The story and pageantry make it a great first ballet, although clocking in at two hours and 45 minutes puts it beyond the threshold of most children. Only the most ardent of dates will be able to say they stayed awake, let alone enjoyed every minute of it. So here's a tip: Skip the first act.
Everyone knows the society audience tends to leave in gaggles during intermission, so by the third act of any ballet there's always plenty of prime seating. But the defectors have it backward. The best dancing, sets, costumes and music -- particularly for The Snow Maiden -- are in the second and third acts.

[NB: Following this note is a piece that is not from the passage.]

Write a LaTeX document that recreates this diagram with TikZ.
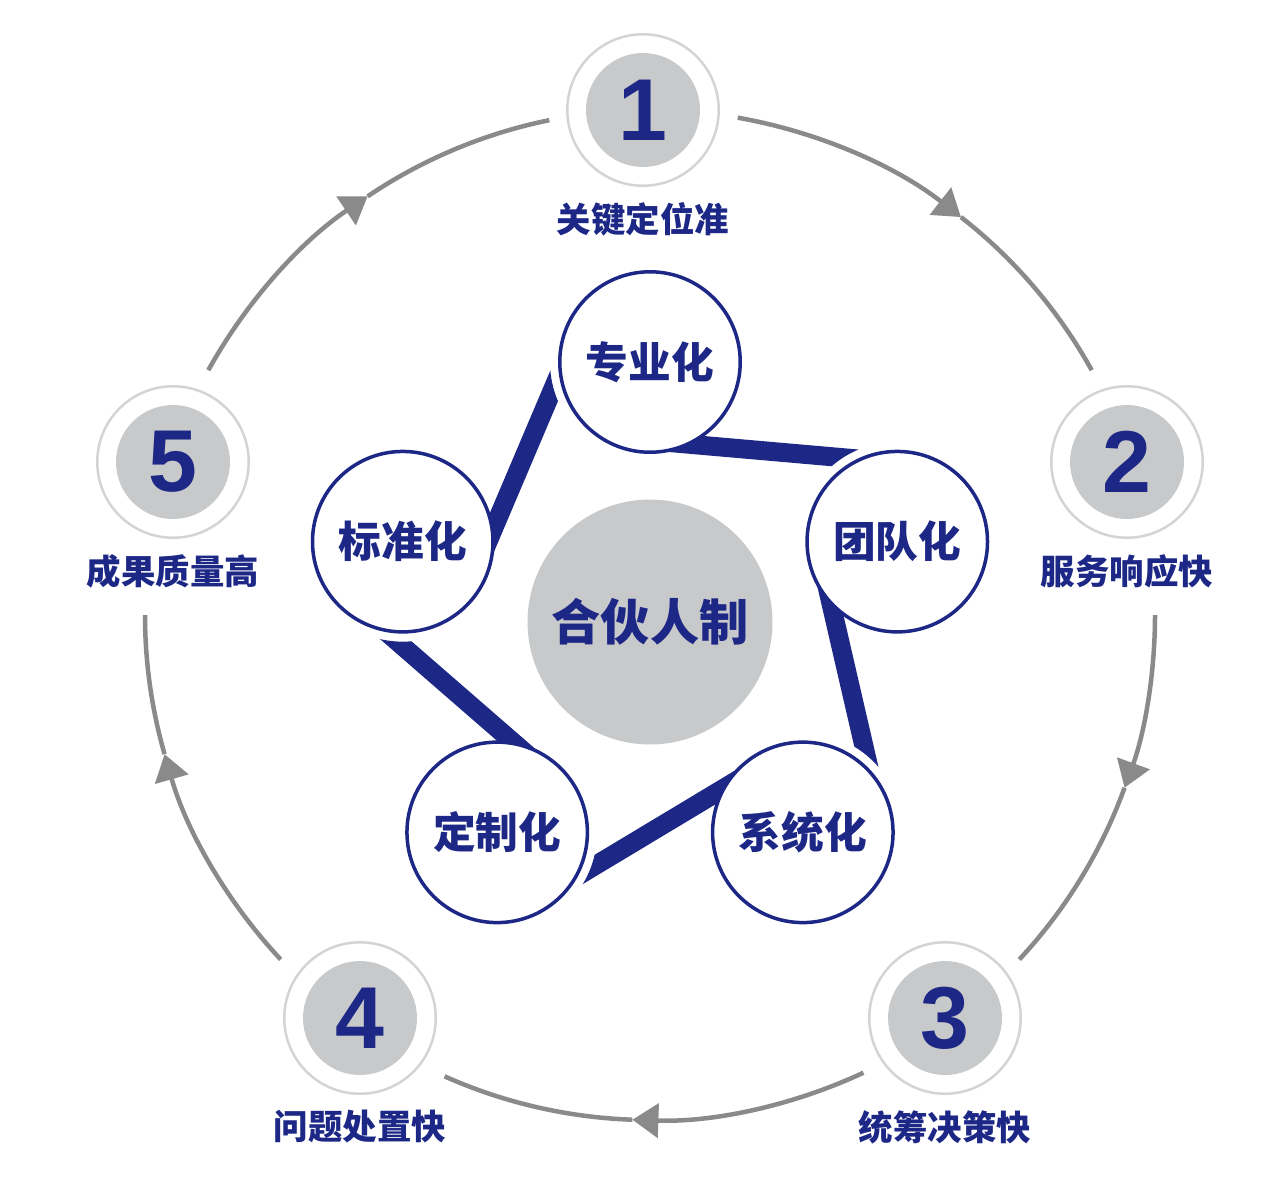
\documentclass[tikz,border=0pt]{standalone}
\usepackage{fontspec}
\setmainfont{Liberation Sans}
\newfontfamily\cjk{Noto Sans CJK SC}
\usetikzlibrary{arrows.meta,positioning,calc,backgrounds}

\definecolor{navy}{RGB}{28,39,134}
\definecolor{disk}{RGB}{200,201,202}
\definecolor{ringgray}{RGB}{138,138,138}
\definecolor{ringlight}{RGB}{212,212,212}

\begin{document}
\begin{tikzpicture}[x=0.02cm, y=0.02cm,
    core/.style={circle, fill=disk, minimum size=4.9cm, inner sep=0pt, text=navy, font=\cjk\bfseries\fontsize{28}{30}\selectfont},
    item/.style={circle, draw=navy, line width=0.07cm, fill=white, minimum size=3.61cm, inner sep=0pt, text=navy, font=\cjk\bfseries\fontsize{24.3}{26}\selectfont},
    stepring/.style={circle, draw=ringlight, line width=0.05cm, fill=white, minimum size=3.03cm, inner sep=0pt},
    stepdisk/.style={circle, fill=disk, minimum size=2.28cm, inner sep=0pt, text=navy, font=\bfseries\fontsize{50}{50}\selectfont},
    steplabel/.style={inner sep=0pt, text=navy, font=\cjk\bfseries\fontsize{19.6}{21}\selectfont},
    band/.style={navy, line width=0.38cm},
    ring/.style={ringgray, line width=0.09cm},
    tip/.style={-{Triangle[length=0.52cm, width=0.68cm]}}
]

\useasboundingbox (0,-1181) rectangle (1280,0);

% Centre of the outer cycle
\coordinate (oc) at (650,-615);

% Core and the five inner principles
\node[core] (core) at (650,-622) {合伙人制};
\node[item] (c1) at ($(core)+(90:260)$) {专业化};
\node[item] (c2) at ($(core)+(18:260)$) {团队化};
\node[item] (c3) at ($(core)+(-54:260)$) {系统化};
\node[item] (c4) at ($(core)+(-126:260)$) {定制化};
\node[item] (c5) at ($(core)+(162:260)$) {标准化};

% Bands linking the inner circles, cut short by a white gap at the next one
\begin{scope}[on background layer]
\foreach \a/\b/\d in {c1/c2/-5, c2/c3/-77, c3/c4/-149, c4/c5/-221, c5/c1/-293} {
    \begin{scope}[even odd rule]
        \clip (0,-1181) rectangle (1280,0) (\b) circle[radius=100];
        \draw[band] ($(\a)+(\d-90:78.5)$) -- ++(\d:262);
    \end{scope}
}
\end{scope}

% Outer steps
\node[stepring] (s1) at (643,-110) {};
\node[stepdisk] (n1) at (s1) {1};
\node[steplabel, below=0.3cm of s1] (l1) {关键定位准};

\node[stepring] (s2) at (1127,-462) {};
\node[stepdisk] (n2) at (s2) {2};
\node[steplabel, below=0.3cm of s2] (l2) {服务响应快};

\node[stepring] (s3) at (945,-1018) {};
\node[stepdisk] (n3) at (s3) {3};
\node[steplabel, below=0.3cm of s3] (l3) {统筹决策快};

\node[stepring] (s4) at (360,-1018) {};
\node[stepdisk] (n4) at (s4) {4};
\node[steplabel, below=0.3cm of s4] (l4) {问题处置快};

\node[stepring] (s5) at (173,-462) {};
\node[stepdisk] (n5) at (s5) {5};
\node[steplabel, below=0.3cm of s5] (l5) {成果质量高};

% Outer cycle arcs with arrow heads half way
\foreach \a/\m/\b in {80/52/29, 0/-20/-43, -65/-92/-114, -137/-164/-180, 151/124/101.5} {
    \draw[ring, tip] ($(oc)+(\a:505)$) arc[start angle=\a, end angle=\m, radius=505];
    \draw[ring] ($(oc)+(\m:505)$) arc[start angle=\m, end angle=\b, radius=505];
}

\end{tikzpicture}
\end{document}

The opener, "The Forest," drags on; late arrivals can get the gist from the program notes. It introduces the buffoonish Father Frost, who is never seen again anyway, and his childlike coming-of-age daughter, Snegurochka. She's no ice princess, this frosty nymph cavorting through Desmond Heeley's glittering wonderland with impish delight. She catches sight of the town lovebirds, falls for Misgir (the man) and, ignoring the warnings of all the snow creatures, dashes to town in her sleigh.
Those who don't make the first act will miss the Snow Maiden's dance with her snowflake friends, which is a sumptuous, crystalline delight reminiscent of the snow scene in that other Tchaikovsky ballet, The Nutcracker. They'll also miss two lovely and loving pas de deux, but on the plus side there's no need to sit through the reindeer games. Grown men should not gambol about the stage with horns on their heads.
Bolshoi Ballet star Nina Ananiashvili returned to Houston for the role Stevenson created for her. She alone is worth the admission price, as she has the most delicate hands and feet, expressive face framed by long black wavy hair, huge puppy-dog eyes and a killer arabesque. Ananiashvili is one of the finest classical ballerinas dancing in the world -- Houston's lucky to claim her as a part-time principal.
If anything, the lithe dancer is better than she was in the premiere two years ago. She alternates the role through the rest of this run with homegrown star Lauren Anderson and Barbara Bears. They all give very different interpretations.
Stevenson envisioned the snowy ballet with two people: Ananiashvili and the Cuban heartthrob Carlos Acosta. He's also a part-time principal, and spends most of his dancing days with London's Royal Ballet. His role has been inherited by Phillip Broomhead, Yin Le and, in the first cast, Dominic Walsh.
Walsh doesn't have the balloon of "Air" Acosta's hanging-in-the-wind jumps, nor his sheer charisma. But he handles the role of Misgir nicely, turns in some fair solo variations and partners both the Snow Maiden and his intended, Coupava, without a misstep. The fierce little Dawn Scannell danced opposite him as the intended bride, giving a fine turn in a role that has much better choreography than it does depth. In Act II she is amused at Snegurochka's play for her man, and by Act III (okay, it's the middle of her wedding) she runs off in tears. One never knows whether to feel sorry for her or disgusted. Wimp.
Besides the doll-like Ananiashvili, the real star is the production itself.
John Lanchbery arranged the score, played to perfection by the Houston Ballet Orchestra under the baton of Ermanno Florio. Heeley's icicle paradise goes from winter wonderland to shimmering castle. The brilliantly colored costumes he designed create a world of make-believe where, as A Chorus Line would say, "Everything is beautiful at the ballet."
What to watch for: Ananiashvili's feet, which are as fluid as her hands, Parren Ballard's drunken dance, all the big townsfolk dance numbers and, well, all of the men. Call it the Acosta Aftereffect, but nature does seem to abhor a vacuum. Once the mega-male star left, instead of one guy dancing up to his caliber, the entire male corps got better. Go figure, but they're one of the best in the country right now.
Yes, the Snow Maiden does die at the end, melted by her love. But what a way to go. The final dying dance, coming on the heels of a classical wedding grand pas, caps the fairy tale. Audiences may not have tears in their eyes or leave humming the lesser-known Tchaikovsky score, but chances are they'll be back at the ballet before they know it.